Raw data
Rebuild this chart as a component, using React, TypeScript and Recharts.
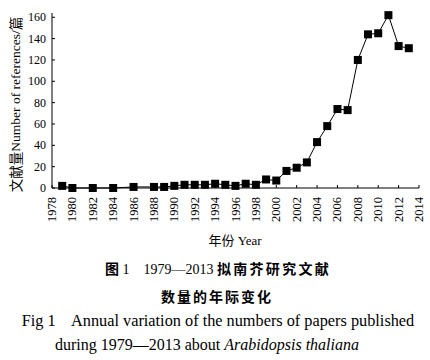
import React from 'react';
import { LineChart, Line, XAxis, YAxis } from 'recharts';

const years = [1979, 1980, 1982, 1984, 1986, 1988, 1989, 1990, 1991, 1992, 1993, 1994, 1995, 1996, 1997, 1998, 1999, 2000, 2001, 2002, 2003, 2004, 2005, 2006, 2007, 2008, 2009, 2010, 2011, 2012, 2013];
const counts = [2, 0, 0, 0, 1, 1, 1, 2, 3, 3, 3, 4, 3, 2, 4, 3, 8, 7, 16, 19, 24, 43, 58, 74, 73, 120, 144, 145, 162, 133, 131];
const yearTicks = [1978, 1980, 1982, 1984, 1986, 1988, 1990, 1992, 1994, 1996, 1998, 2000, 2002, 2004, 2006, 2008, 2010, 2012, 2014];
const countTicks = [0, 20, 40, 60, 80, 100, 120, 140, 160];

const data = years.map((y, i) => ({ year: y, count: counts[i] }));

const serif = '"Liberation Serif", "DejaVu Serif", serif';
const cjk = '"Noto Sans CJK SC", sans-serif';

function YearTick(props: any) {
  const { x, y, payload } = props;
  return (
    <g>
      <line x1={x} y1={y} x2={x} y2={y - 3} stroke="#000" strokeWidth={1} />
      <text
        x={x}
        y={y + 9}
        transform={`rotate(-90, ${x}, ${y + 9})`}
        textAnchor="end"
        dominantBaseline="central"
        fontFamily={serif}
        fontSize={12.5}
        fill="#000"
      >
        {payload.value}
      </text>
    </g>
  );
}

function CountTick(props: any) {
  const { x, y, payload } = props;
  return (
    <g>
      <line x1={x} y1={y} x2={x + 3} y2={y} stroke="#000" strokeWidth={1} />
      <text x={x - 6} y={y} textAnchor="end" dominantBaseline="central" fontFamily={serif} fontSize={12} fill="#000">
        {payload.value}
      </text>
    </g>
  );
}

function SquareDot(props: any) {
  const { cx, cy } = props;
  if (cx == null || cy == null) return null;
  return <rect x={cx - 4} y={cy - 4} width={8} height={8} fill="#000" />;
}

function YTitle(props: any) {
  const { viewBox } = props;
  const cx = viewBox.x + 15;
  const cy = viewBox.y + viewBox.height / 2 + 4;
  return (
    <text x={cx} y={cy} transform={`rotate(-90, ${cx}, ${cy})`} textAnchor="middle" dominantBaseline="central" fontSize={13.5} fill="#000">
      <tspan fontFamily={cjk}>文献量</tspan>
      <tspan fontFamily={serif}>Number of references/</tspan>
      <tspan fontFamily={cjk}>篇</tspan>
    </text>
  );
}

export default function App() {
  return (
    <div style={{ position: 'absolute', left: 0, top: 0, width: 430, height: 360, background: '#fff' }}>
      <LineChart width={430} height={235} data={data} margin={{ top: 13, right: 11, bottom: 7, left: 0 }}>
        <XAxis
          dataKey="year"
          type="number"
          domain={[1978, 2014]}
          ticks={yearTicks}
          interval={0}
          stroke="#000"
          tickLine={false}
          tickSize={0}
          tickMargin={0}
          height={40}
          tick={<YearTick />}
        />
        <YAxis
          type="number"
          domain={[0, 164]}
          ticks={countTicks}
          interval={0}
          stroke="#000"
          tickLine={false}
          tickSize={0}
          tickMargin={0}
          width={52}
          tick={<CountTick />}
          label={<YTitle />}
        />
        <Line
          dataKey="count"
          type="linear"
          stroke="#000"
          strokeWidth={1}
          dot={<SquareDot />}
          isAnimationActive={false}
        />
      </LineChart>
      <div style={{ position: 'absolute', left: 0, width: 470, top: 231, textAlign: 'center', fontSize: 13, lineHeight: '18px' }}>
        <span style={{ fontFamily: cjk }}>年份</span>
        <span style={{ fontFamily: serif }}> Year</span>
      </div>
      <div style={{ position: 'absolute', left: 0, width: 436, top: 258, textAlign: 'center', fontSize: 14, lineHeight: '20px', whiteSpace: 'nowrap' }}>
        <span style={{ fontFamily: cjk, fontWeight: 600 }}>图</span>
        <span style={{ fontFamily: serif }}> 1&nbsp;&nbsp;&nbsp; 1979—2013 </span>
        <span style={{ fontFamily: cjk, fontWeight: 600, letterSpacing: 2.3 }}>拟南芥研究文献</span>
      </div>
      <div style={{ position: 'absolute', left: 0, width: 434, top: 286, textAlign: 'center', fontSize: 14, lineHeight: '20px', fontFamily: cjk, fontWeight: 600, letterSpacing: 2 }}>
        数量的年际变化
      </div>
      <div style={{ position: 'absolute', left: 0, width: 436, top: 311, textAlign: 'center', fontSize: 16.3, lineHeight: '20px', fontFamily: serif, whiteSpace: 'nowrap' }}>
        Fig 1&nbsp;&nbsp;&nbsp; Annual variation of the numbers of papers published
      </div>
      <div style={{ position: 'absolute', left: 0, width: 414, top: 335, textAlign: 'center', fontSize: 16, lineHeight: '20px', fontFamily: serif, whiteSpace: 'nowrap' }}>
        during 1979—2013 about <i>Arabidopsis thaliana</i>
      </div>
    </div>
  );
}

Problem details
Exclude the images and reproduce the remaining data exactly.

Worked answer
Rebuild this chart as a component, using React, TypeScript and Recharts.
import React from 'react';
import { LineChart, Line, XAxis, YAxis } from 'recharts';

const years = [1979, 1980, 1982, 1984, 1986, 1988, 1989, 1990, 1991, 1992, 1993, 1994, 1995, 1996, 1997, 1998, 1999, 2000, 2001, 2002, 2003, 2004, 2005, 2006, 2007, 2008, 2009, 2010, 2011, 2012, 2013];
const counts = [2, 0, 0, 0, 1, 1, 1, 2, 3, 3, 3, 4, 3, 2, 4, 3, 8, 7, 16, 19, 24, 43, 58, 74, 73, 120, 144, 145, 162, 133, 131];
const yearTicks = [1978, 1980, 1982, 1984, 1986, 1988, 1990, 1992, 1994, 1996, 1998, 2000, 2002, 2004, 2006, 2008, 2010, 2012, 2014];
const countTicks = [0, 20, 40, 60, 80, 100, 120, 140, 160];

const data = years.map((y, i) => ({ year: y, count: counts[i] }));

const serif = '"Liberation Serif", "DejaVu Serif", serif';
const cjk = '"Noto Sans CJK SC", sans-serif';

function YearTick(props: any) {
  const { x, y, payload } = props;
  return (
    <g>
      <line x1={x} y1={y} x2={x} y2={y - 3} stroke="#000" strokeWidth={1} />
      <text
        x={x}
        y={y + 9}
        transform={`rotate(-90, ${x}, ${y + 9})`}
        textAnchor="end"
        dominantBaseline="central"
        fontFamily={serif}
        fontSize={12.5}
        fill="#000"
      >
        {payload.value}
      </text>
    </g>
  );
}

function CountTick(props: any) {
  const { x, y, payload } = props;
  return (
    <g>
      <line x1={x} y1={y} x2={x + 3} y2={y} stroke="#000" strokeWidth={1} />
      <text x={x - 6} y={y} textAnchor="end" dominantBaseline="central" fontFamily={serif} fontSize={12} fill="#000">
        {payload.value}
      </text>
    </g>
  );
}

function SquareDot(props: any) {
  const { cx, cy } = props;
  if (cx == null || cy == null) return null;
  return <rect x={cx - 4} y={cy - 4} width={8} height={8} fill="#000" />;
}

function YTitle(props: any) {
  const { viewBox } = props;
  const cx = viewBox.x + 15;
  const cy = viewBox.y + viewBox.height / 2 + 4;
  return (
    <text x={cx} y={cy} transform={`rotate(-90, ${cx}, ${cy})`} textAnchor="middle" dominantBaseline="central" fontSize={13.5} fill="#000">
      <tspan fontFamily={cjk}>文献量</tspan>
      <tspan fontFamily={serif}>Number of references/</tspan>
      <tspan fontFamily={cjk}>篇</tspan>
    </text>
  );
}

export default function App() {
  return (
    <div style={{ position: 'absolute', left: 0, top: 0, width: 430, height: 360, background: '#fff' }}>
      <LineChart width={430} height={235} data={data} margin={{ top: 13, right: 11, bottom: 7, left: 0 }}>
        <XAxis
          dataKey="year"
          type="number"
          domain={[1978, 2014]}
          ticks={yearTicks}
          interval={0}
          stroke="#000"
          tickLine={false}
          tickSize={0}
          tickMargin={0}
          height={40}
          tick={<YearTick />}
        />
        <YAxis
          type="number"
          domain={[0, 164]}
          ticks={countTicks}
          interval={0}
          stroke="#000"
          tickLine={false}
          tickSize={0}
          tickMargin={0}
          width={52}
          tick={<CountTick />}
          label={<YTitle />}
        />
        <Line
          dataKey="count"
          type="linear"
          stroke="#000"
          strokeWidth={1}
          dot={<SquareDot />}
          isAnimationActive={false}
        />
      </LineChart>
      <div style={{ position: 'absolute', left: 0, width: 470, top: 231, textAlign: 'center', fontSize: 13, lineHeight: '18px' }}>
        <span style={{ fontFamily: cjk }}>年份</span>
        <span style={{ fontFamily: serif }}> Year</span>
      </div>
      <div style={{ position: 'absolute', left: 0, width: 436, top: 258, textAlign: 'center', fontSize: 14, lineHeight: '20px', whiteSpace: 'nowrap' }}>
        <span style={{ fontFamily: cjk, fontWeight: 600 }}>图</span>
        <span style={{ fontFamily: serif }}> 1&nbsp;&nbsp;&nbsp; 1979—2013 </span>
        <span style={{ fontFamily: cjk, fontWeight: 600, letterSpacing: 2.3 }}>拟南芥研究文献</span>
      </div>
      <div style={{ position: 'absolute', left: 0, width: 434, top: 286, textAlign: 'center', fontSize: 14, lineHeight: '20px', fontFamily: cjk, fontWeight: 600, letterSpacing: 2 }}>
        数量的年际变化
      </div>
      <div style={{ position: 'absolute', left: 0, width: 436, top: 311, textAlign: 'center', fontSize: 16.3, lineHeight: '20px', fontFamily: serif, whiteSpace: 'nowrap' }}>
        Fig 1&nbsp;&nbsp;&nbsp; Annual variation of the numbers of papers published
      </div>
      <div style={{ position: 'absolute', left: 0, width: 414, top: 335, textAlign: 'center', fontSize: 16, lineHeight: '20px', fontFamily: serif, whiteSpace: 'nowrap' }}>
        during 1979—2013 about <i>Arabidopsis thaliana</i>
      </div>
    </div>
  );
}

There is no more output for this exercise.